If you launch a business, you want every rand, naira, or shilling that you invest in it to generate as much profit as possible. After all, there’s no sense investing R100,000 to set up a restaurant if you only expect it to make annual profits of R5,000. You’d be better off simply investing that money in treasury bonds because you’d get a better return without any work or stress.
The same logic holds when investing in shares. When you buy stock, you are buying a little piece of the underlying business. So, you want that business to spin off cash at a rate high enough to justify your risk.

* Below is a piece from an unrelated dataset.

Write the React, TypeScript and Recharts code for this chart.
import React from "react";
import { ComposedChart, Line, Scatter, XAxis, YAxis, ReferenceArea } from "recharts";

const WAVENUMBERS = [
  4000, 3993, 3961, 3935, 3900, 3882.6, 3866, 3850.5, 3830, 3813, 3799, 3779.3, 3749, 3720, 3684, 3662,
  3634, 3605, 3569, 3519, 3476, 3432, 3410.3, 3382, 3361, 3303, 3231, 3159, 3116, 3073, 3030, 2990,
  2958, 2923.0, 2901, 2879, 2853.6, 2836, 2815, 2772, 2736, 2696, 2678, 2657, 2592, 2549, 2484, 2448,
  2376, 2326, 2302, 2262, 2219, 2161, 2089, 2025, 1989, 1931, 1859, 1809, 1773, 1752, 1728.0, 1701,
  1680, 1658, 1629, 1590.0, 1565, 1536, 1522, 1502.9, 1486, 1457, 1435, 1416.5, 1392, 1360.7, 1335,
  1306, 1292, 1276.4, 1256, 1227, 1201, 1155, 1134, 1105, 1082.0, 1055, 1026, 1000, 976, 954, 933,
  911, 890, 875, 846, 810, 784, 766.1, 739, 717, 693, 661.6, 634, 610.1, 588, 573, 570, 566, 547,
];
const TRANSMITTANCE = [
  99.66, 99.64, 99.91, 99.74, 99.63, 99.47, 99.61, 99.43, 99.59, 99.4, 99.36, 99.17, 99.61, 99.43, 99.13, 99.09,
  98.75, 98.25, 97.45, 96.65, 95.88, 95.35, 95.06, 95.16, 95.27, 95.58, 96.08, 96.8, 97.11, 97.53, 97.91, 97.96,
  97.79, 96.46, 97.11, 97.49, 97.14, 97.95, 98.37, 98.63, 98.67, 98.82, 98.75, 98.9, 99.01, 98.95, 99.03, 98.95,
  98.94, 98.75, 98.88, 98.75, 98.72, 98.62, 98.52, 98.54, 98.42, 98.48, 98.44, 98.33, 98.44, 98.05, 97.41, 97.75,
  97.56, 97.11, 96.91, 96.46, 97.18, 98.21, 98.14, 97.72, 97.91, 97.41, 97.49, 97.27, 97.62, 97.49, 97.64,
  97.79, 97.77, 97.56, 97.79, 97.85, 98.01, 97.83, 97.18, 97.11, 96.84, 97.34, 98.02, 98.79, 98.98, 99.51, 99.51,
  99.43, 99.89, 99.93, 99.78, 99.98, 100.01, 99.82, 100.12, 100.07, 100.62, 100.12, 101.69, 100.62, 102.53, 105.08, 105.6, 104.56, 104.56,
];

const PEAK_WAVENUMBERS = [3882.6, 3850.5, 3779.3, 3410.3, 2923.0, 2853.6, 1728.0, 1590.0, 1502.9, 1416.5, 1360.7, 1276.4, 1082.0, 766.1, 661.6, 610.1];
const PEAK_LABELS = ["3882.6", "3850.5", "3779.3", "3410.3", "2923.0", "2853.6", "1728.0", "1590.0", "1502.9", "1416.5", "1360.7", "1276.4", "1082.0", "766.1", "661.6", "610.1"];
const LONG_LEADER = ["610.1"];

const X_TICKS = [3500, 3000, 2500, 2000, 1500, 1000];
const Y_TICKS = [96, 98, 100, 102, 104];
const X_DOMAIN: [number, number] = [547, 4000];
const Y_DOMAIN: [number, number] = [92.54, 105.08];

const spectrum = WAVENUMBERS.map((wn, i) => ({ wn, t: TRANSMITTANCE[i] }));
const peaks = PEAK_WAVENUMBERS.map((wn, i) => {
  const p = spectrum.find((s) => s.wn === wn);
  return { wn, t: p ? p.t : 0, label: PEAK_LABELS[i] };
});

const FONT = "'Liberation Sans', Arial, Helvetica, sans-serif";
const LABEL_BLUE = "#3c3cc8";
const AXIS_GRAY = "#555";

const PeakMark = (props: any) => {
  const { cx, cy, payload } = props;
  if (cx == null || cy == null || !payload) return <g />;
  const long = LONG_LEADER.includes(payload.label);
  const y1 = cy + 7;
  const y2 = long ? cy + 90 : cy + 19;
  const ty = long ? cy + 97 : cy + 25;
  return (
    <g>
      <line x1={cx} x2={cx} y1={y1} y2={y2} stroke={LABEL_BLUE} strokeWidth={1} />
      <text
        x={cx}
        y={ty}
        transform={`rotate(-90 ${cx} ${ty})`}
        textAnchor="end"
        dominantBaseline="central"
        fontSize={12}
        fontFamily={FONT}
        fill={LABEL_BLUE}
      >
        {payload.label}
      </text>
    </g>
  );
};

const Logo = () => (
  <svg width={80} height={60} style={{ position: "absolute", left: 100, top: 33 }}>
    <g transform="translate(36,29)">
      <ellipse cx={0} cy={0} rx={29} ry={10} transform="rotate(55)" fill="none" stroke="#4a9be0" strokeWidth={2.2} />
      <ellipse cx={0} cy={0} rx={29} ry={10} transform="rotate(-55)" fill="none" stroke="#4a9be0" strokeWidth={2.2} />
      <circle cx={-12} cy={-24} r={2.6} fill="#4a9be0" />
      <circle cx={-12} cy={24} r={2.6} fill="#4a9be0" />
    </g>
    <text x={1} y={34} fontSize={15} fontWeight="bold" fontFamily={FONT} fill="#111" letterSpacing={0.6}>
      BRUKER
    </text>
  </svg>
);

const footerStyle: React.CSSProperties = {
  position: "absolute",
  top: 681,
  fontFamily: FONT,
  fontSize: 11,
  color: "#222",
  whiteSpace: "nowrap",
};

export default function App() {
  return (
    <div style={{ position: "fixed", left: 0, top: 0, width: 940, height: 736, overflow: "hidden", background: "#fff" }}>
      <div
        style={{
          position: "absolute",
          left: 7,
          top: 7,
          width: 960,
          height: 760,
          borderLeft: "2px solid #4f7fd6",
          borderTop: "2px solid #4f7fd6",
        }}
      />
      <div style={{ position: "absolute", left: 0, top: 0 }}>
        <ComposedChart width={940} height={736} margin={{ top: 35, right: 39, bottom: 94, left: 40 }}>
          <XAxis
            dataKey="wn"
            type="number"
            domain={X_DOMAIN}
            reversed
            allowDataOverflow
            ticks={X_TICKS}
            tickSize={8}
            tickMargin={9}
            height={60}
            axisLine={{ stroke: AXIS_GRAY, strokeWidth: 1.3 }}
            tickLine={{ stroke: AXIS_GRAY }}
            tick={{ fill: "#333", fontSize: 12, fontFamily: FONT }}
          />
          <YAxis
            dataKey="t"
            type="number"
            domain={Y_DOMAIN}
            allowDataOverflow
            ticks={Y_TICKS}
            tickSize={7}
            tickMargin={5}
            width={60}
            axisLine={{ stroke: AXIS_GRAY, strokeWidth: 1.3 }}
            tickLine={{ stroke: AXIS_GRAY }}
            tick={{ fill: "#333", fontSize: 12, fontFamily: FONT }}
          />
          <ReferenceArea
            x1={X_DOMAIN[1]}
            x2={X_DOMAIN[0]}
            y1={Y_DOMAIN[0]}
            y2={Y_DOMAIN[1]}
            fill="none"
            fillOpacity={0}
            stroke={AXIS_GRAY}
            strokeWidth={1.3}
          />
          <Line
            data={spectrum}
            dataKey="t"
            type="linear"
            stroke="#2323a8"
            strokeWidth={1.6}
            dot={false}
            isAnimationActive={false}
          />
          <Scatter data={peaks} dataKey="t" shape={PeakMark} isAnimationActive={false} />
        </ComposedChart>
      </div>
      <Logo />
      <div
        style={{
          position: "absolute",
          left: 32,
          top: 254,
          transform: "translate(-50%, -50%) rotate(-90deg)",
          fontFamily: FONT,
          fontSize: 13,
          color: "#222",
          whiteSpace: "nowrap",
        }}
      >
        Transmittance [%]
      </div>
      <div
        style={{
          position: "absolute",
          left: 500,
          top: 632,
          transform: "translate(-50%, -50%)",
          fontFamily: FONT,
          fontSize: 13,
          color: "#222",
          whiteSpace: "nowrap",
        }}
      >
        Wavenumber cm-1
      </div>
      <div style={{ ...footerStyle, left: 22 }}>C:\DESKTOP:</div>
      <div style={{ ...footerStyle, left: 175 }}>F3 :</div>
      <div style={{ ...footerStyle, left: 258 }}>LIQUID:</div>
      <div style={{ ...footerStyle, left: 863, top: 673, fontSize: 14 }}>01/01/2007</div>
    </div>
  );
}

You can figure out that rate with one underused metric — return on invested capital, aka ROIC.
ROIC is calculated in a number of different ways, and the most exact ones are pretty tedious. But here’s the quick and dirty method:
ROIC = (Operating Profit – Taxes Paid)/(Equity + Long-term Debt)
The resulting percentage tells us roughly how much cash a company generates for every dollar it has deployed. A high ROIC suggests the company has found a competitive advantage. If you can pick up the shares of such a company at a reasonable price, there’s a good chance that it will make you a very happy shareholder over the long-term.
Here are eight African companies that have averaged a very high ROIC over the past five years.
8. Nigerian Breweries
ROIC (Five-Year Average): 36.4%
The proud purveyor of Star Lager, Nigeria’s largest brewery has leveraged strong brand loyalty and thin competition to tap a stout ROIC. But while the five-year average profitability looks quite good, it conceals a negative trend. The declining return was precipitated by the use of long-term debt to fund working capital.
7. Pick N Pay Holdings
ROIC (Five-Year Average): 36.9%
Another company that’s rested on its laurels in recent years, Pick N Pay was once South Africa’s leading retailer, but sloppy supply-chain management took a big toll on profitability. Thus, the 36.9% average ROIC is deceiving. It was just 29% during the company’s 2013 fiscal year. But with a new CEO who formerly headed U.K. retailer Tesco, shareholders are hopeful for a turnaround.
6. Clicks Group
ROIC (Five-Year Average): 38.4%
Clicks operates nearly 600 health and beauty stores across South Africa. As might be expected, its income margins are razor thin. In fact, the net margin was just 4.4% over the past 12 months. But it makes up for this in volume. Clicks effectively sold out its entire inventory nearly eight times during the 2012 fiscal year.
5. Unilever Nigeria
ROIC (Five-Year Average): 38.7%
A manufacturer of a wide range of foods and household products, Unilever Nigeria has benefited from Nigeria’s rising population and the increasing disposable income of its growing middle class. But buyers beware! With a price earnings ratio of 4o, it won’t take much of a misstep to send the shares tumbling.
4. Nestle Nigeria
ROIC (Five-Year Average): 39.0%
Unilever’s chief rival, Nestle Nigeria is that country’s leading food and beverage manufacturer. Interestingly, nearly 40% of its sales is derived from its Maggi seasoning brand. Who knew you could make that much money selling bouillon? Also not cheap, Nestle trades at 45 times its 2012 earnings.
3. SPAR Group
ROIC (Five-Year Average): 39.2%
This South African grocery wholesaler has the thinnest of margins (a 2.5% net margin last year), but that hasn’t stopped it from returning 39% on every rand it invested over the past five years. The Rainbow Nation’s economy hasn’t been the easiest of business environments of late, but Spar’s sales growth has remained at a healthy 10%.
2. Truworths International
ROIC (Five-Year Average): 40.1%
The largest clothing retailer listed on the Johannesburg Stock Exchange, its shares have plummeted 22% this year. Sales growth has slowed as cash-strapped South African consumers put a curb on spending. But as its 40.1% ROIC indicates, Truworths is a quality company with continent-wide ambitions, so bargain-hunters may want to start watching this one.
1. Mr. Price Group
ROIC (Five-Year Average): 40.7%
A homeware and apparel retailer, Mr. Price combines solid margins with heavy volume to post a ROIC that essentially gives every rand management invests in the business a payback period of just two years. The Durban-based company even managed to grow earnings 22% during the first half of this year despite South Africa’s consumer confidence hitting a 10-year low.
In conclusion, keep these high-ROIC companies on your watch list. They don’t look cheap, but quality typically comes at a price.